Issue d’une grande famille de la noblesse russe dont la généalogie remonte à Gengis Khan, Sophie Rostopchine est née en 1799 au palais de l’Ermitage à Saint-Pétersbourg. Filleule du tsar Paul Ier, elle est aussi la fille du gouverneur de Moscou, celui-là même qui prend en 1812 la décision d’incendier la ville pour contraindre l’envahisseur Napoléon Ier à une retraite qui s’avérera désastreuse. Très impressionnée par l’incendie de Moscou dans son enfance, Sophie en dira plus tard : « J’ai vu comme une aurore boréale sur la ville. » En 1817, l’ex-gouverneur et comte de Rostopchine, en disgrâce, s’exile en France avec sa famille – il écrira le livre de souvenirs le plus court de l’histoire littéraire, Mes mémoires en dix minutes. Il offre à sa fille Sophie le château des Nouettes en l’honneur de son mariage avec le comte Eugène de Ségur ; ce décor champêtre rappelle à la jeune femme l’immense domaine familial de Voronovo, près de Moscou. Simple et cordiale, la comtesse participe aux festivités locales, notamment à la fête des forgerons où l’on déguste la traditionnelle soupe au chou. Délaissée par un mari volage, la comtesse de Ségur se consacre à ses huit enfants. Sa vocation d’écrivaine est tardive : c’est à 57 ans, encouragée par Eugène Sue, l’auteur des Mystères de Paris, qu’elle publie ses premiers livres pour ses petites-filles Camille et Madeleine, qui lui inspirent ces récits. Elle y dépeint la rudesse de l’éducation bourgeoise avec ses châtiments comme la fessée – Roland Barthes échafaudera des interprétations sadomasochistes de son oeuvre. En 1872, devenue la femme la plus lue de France, elle vend son domaine des Nouettes et s’installe à Paris où elle meurt deux ans plus tard. Elle est enterrée dans le Morbihan, à Pluneret, aux côtés de l’une de ses filles. Quant à Camille et Madeleine, la première fit un mariage raté avec le fils d’une grande famille toulousaine et la seconde finit vieille fille et bigote.

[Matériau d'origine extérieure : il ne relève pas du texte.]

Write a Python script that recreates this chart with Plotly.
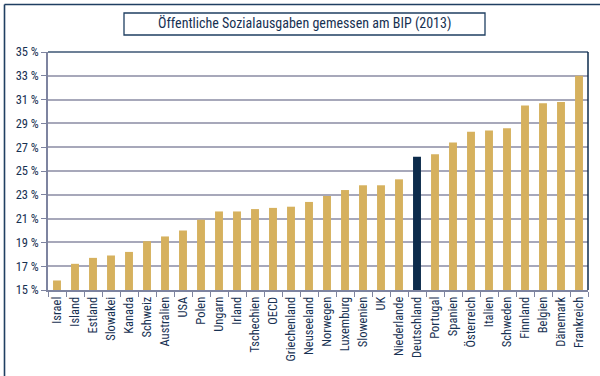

Aujourd’hui, on ne peut qu’apercevoir de loin la belle façade de briques du château des Nouettes, qui abrite un institut médico-pédagogique pour enfants. Mais à côté de l’église, l’ancien presbytère est désormais un musée qui retrace l’histoire de la comtesse de Ségur et de ses égéries de la Bibliothèque rose."